(LISTED ENTRIES)
* * * * *

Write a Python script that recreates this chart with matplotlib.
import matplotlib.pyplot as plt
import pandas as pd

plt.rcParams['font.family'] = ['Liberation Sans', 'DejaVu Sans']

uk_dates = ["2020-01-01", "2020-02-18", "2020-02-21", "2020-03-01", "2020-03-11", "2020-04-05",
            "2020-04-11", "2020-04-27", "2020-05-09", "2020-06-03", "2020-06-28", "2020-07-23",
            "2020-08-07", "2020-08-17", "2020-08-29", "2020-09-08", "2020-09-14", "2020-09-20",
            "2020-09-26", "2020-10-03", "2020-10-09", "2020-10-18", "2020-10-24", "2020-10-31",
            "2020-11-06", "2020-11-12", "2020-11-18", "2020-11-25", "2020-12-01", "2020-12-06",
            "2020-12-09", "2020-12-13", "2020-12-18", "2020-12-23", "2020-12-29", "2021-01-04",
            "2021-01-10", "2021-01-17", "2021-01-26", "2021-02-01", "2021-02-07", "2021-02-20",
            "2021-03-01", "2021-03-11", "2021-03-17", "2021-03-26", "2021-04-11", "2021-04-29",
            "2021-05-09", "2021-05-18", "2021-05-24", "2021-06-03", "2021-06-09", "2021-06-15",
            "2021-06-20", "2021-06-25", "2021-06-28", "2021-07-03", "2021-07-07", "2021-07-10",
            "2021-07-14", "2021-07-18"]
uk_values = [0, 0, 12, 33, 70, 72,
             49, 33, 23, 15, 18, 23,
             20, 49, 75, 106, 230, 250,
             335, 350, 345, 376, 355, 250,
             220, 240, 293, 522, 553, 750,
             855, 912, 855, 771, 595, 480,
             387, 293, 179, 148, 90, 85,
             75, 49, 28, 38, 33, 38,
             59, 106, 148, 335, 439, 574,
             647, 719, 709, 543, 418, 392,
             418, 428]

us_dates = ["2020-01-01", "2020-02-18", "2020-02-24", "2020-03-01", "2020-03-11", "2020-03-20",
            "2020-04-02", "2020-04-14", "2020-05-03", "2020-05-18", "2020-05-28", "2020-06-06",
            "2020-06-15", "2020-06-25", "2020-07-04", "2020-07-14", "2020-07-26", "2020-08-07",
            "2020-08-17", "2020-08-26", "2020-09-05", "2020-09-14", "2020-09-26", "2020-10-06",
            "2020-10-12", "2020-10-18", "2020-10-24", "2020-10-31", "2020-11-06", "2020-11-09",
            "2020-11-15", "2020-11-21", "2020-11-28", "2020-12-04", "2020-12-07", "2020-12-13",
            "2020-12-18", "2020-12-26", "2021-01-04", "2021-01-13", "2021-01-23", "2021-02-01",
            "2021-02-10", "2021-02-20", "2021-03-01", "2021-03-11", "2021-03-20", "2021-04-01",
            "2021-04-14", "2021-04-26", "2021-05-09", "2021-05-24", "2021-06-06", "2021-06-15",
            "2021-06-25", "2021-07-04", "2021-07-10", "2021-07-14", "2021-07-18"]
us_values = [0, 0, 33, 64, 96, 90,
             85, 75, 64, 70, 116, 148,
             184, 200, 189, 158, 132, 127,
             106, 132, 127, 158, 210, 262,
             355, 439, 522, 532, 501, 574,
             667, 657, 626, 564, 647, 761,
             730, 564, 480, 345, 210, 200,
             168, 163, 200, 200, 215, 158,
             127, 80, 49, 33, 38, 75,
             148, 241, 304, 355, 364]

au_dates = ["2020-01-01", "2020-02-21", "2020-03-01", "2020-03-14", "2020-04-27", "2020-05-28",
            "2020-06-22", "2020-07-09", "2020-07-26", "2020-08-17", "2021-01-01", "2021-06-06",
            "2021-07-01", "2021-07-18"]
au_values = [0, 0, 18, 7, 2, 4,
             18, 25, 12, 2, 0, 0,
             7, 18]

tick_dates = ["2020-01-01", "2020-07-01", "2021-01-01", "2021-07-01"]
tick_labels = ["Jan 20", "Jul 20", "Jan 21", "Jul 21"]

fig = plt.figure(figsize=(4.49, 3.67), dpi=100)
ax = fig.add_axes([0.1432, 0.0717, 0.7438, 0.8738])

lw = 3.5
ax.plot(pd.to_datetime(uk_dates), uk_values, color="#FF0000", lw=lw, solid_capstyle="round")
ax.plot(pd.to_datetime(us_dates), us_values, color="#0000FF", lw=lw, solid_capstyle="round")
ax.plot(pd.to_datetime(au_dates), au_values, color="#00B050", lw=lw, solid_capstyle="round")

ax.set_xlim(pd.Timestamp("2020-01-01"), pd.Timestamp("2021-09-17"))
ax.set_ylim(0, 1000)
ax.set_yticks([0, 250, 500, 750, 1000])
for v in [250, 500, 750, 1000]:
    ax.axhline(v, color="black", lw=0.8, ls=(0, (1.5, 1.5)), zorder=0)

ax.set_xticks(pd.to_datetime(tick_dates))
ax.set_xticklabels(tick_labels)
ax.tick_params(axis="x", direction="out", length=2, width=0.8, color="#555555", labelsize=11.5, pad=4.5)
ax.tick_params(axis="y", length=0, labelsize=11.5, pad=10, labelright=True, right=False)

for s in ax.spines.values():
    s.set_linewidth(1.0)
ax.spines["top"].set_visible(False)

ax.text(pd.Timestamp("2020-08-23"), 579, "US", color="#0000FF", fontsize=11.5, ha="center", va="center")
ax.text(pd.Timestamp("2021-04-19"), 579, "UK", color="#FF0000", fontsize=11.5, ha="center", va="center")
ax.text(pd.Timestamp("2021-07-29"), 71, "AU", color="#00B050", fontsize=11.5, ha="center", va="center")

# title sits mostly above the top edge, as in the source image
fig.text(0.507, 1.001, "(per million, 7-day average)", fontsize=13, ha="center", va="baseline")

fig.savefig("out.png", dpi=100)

* * * * *

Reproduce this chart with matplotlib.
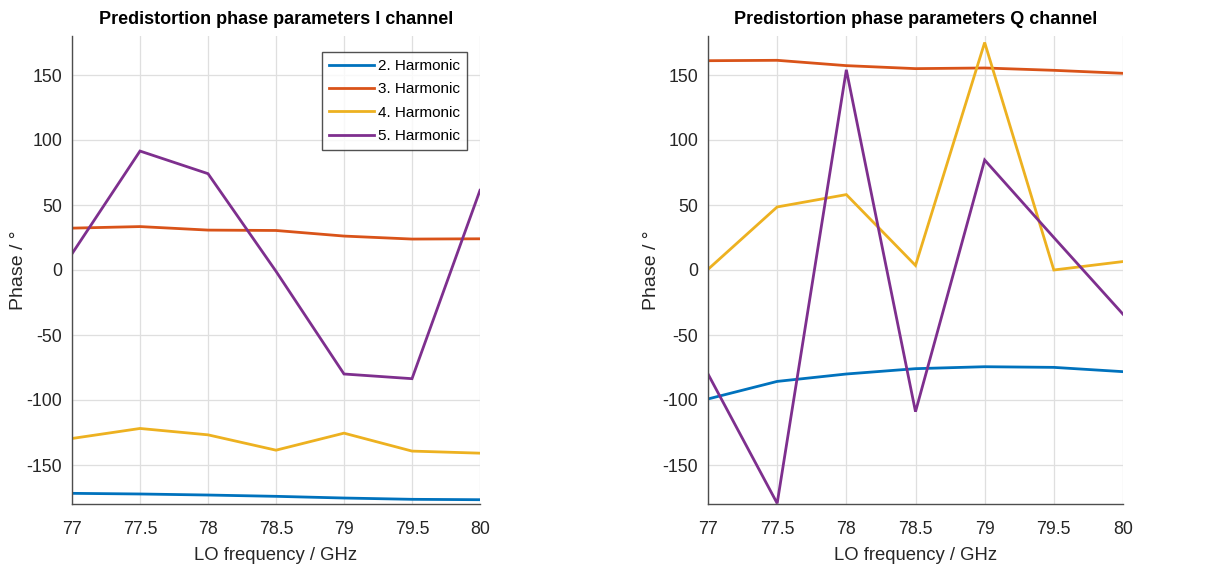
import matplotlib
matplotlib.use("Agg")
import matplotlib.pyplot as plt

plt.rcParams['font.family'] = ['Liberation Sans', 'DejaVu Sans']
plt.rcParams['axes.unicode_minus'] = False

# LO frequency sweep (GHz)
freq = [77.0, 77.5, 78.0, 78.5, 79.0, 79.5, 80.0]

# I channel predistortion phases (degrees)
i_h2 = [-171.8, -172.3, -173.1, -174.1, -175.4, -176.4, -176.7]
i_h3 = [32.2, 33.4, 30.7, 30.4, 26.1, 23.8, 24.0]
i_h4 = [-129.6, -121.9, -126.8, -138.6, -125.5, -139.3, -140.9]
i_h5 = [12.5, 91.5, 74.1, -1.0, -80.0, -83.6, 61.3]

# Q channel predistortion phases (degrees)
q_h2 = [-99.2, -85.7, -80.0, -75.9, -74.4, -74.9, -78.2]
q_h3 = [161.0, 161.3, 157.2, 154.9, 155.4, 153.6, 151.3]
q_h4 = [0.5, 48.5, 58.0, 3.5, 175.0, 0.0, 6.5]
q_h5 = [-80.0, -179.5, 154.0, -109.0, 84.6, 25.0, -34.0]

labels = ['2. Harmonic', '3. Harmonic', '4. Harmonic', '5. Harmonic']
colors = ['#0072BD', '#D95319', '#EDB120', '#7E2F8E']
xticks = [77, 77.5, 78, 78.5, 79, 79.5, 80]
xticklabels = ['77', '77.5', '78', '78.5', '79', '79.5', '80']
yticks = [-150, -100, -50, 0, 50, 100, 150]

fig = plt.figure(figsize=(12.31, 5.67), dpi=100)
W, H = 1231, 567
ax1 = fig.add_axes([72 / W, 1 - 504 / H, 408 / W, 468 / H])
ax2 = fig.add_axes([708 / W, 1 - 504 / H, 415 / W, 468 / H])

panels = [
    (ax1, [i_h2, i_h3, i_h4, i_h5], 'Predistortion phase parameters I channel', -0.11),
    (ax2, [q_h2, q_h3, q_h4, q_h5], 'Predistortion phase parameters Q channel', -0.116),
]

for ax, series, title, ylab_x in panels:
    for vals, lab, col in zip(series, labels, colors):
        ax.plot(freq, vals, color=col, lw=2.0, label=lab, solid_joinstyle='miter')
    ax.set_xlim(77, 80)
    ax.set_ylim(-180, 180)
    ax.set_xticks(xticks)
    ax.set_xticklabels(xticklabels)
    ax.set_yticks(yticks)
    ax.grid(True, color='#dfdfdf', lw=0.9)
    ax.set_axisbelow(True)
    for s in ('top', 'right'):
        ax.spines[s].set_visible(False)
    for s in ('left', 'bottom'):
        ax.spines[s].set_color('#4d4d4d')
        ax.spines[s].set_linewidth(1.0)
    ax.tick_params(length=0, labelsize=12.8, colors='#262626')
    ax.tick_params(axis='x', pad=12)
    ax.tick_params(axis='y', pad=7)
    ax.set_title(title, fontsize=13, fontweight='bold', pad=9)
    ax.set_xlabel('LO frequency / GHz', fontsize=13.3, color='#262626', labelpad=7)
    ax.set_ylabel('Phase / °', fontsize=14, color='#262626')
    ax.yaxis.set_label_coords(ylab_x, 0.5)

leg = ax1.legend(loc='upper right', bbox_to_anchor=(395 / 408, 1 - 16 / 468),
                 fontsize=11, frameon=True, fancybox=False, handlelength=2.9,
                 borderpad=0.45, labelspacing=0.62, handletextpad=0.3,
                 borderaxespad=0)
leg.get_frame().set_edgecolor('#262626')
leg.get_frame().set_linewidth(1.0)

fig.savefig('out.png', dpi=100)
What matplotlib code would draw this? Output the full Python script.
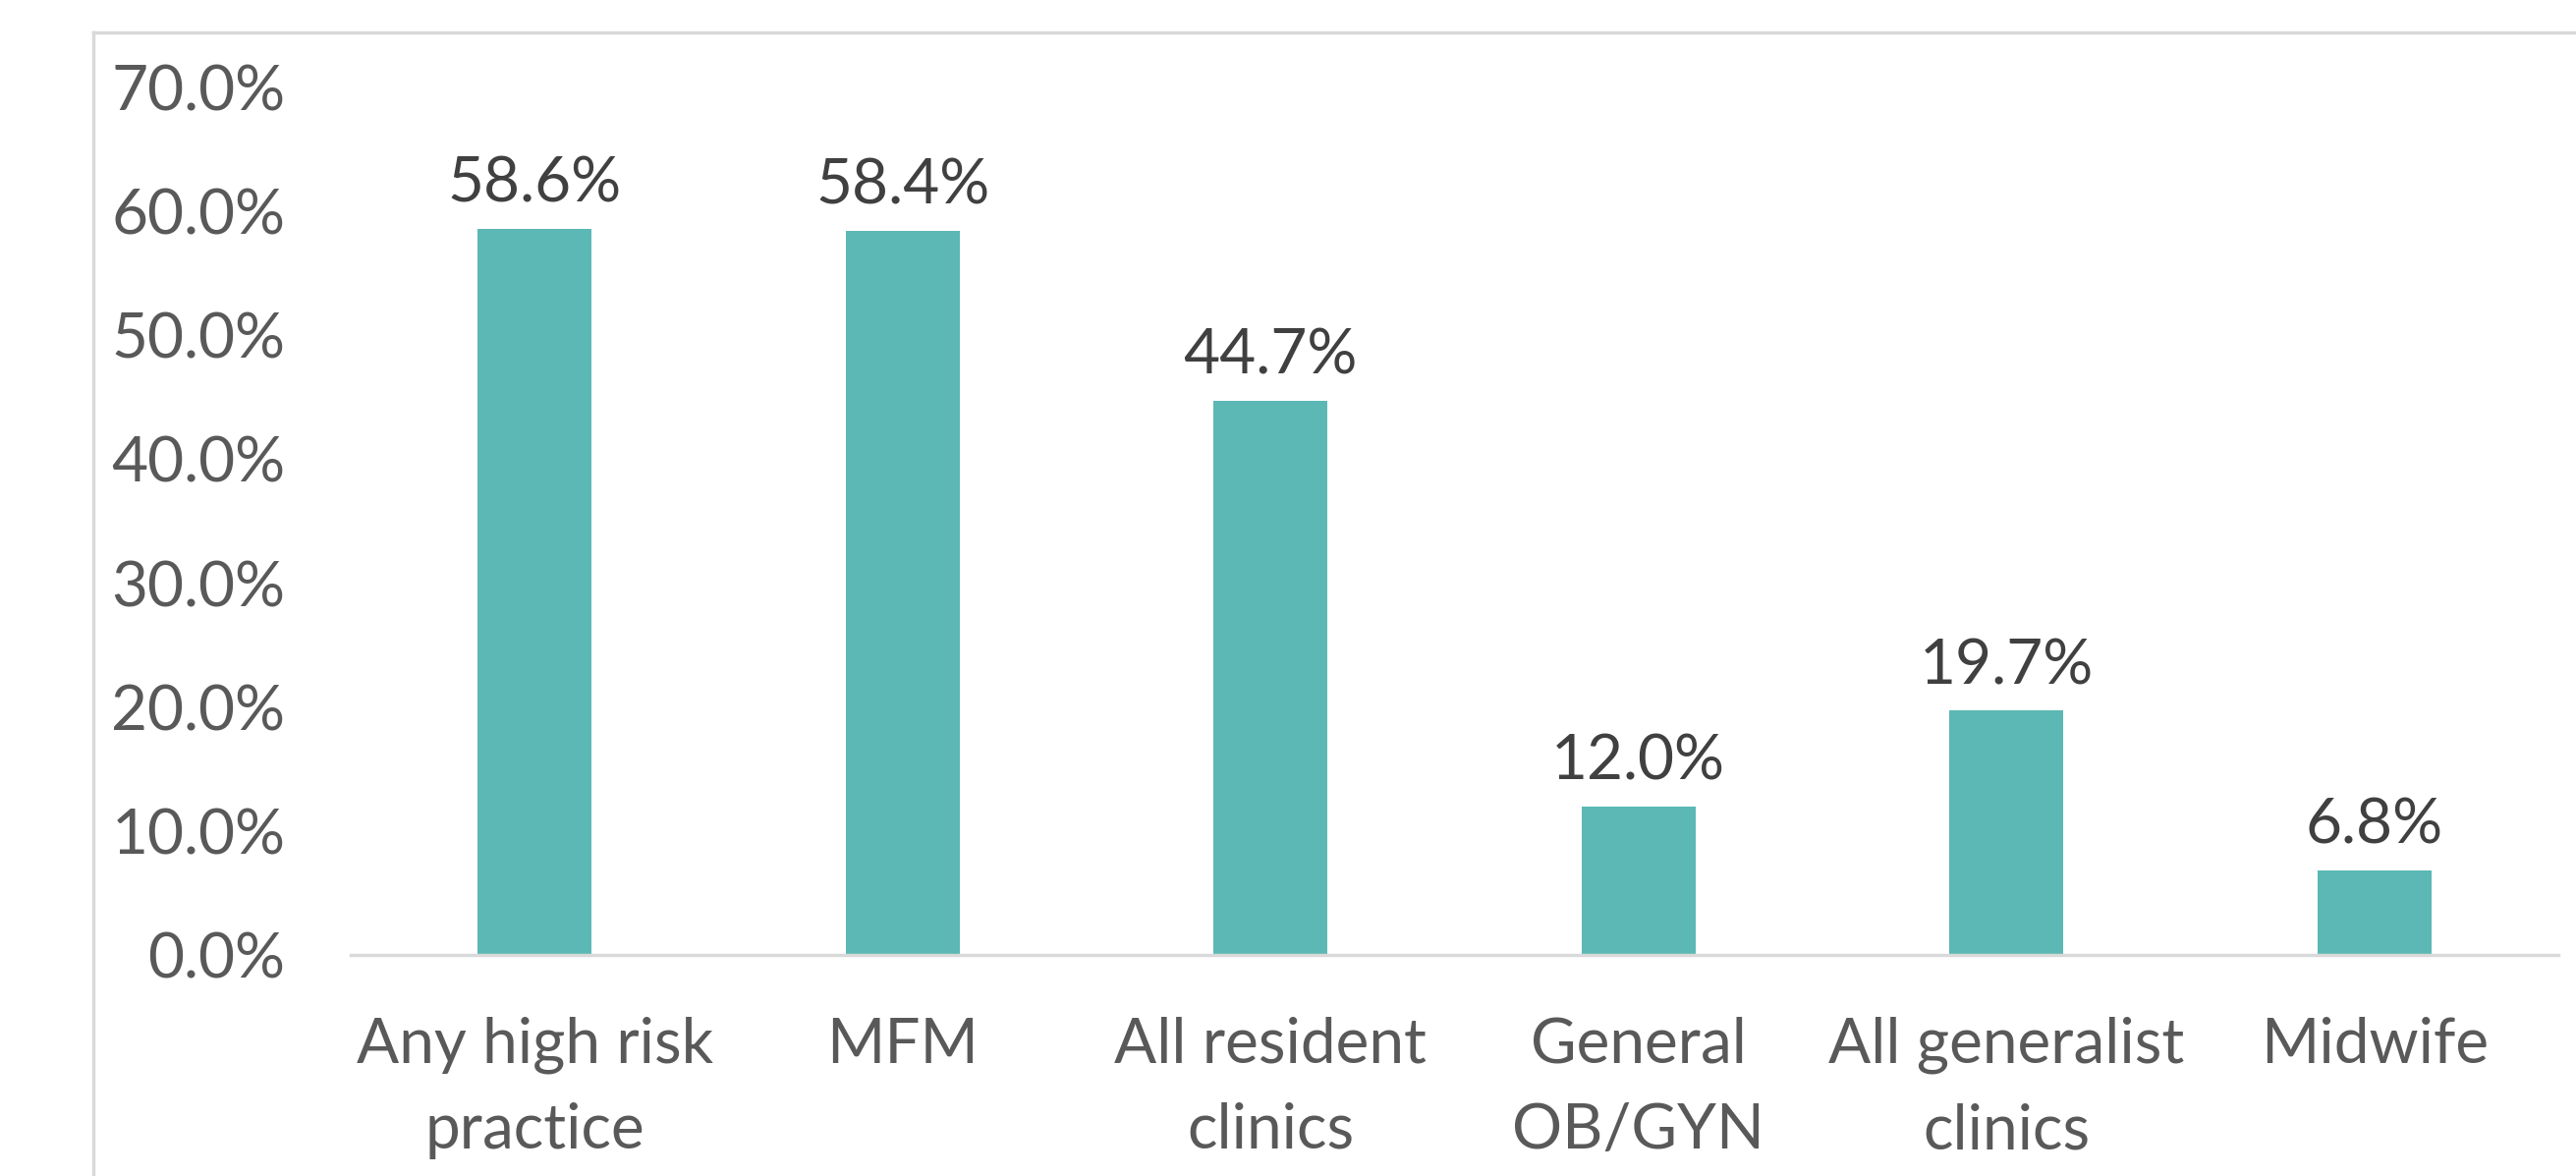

* * * * *

(WORK INSTRUCTIONS)
How many lines in these records hold the string "chart"? Reply with the number alone.

(IN RESPONSE)
2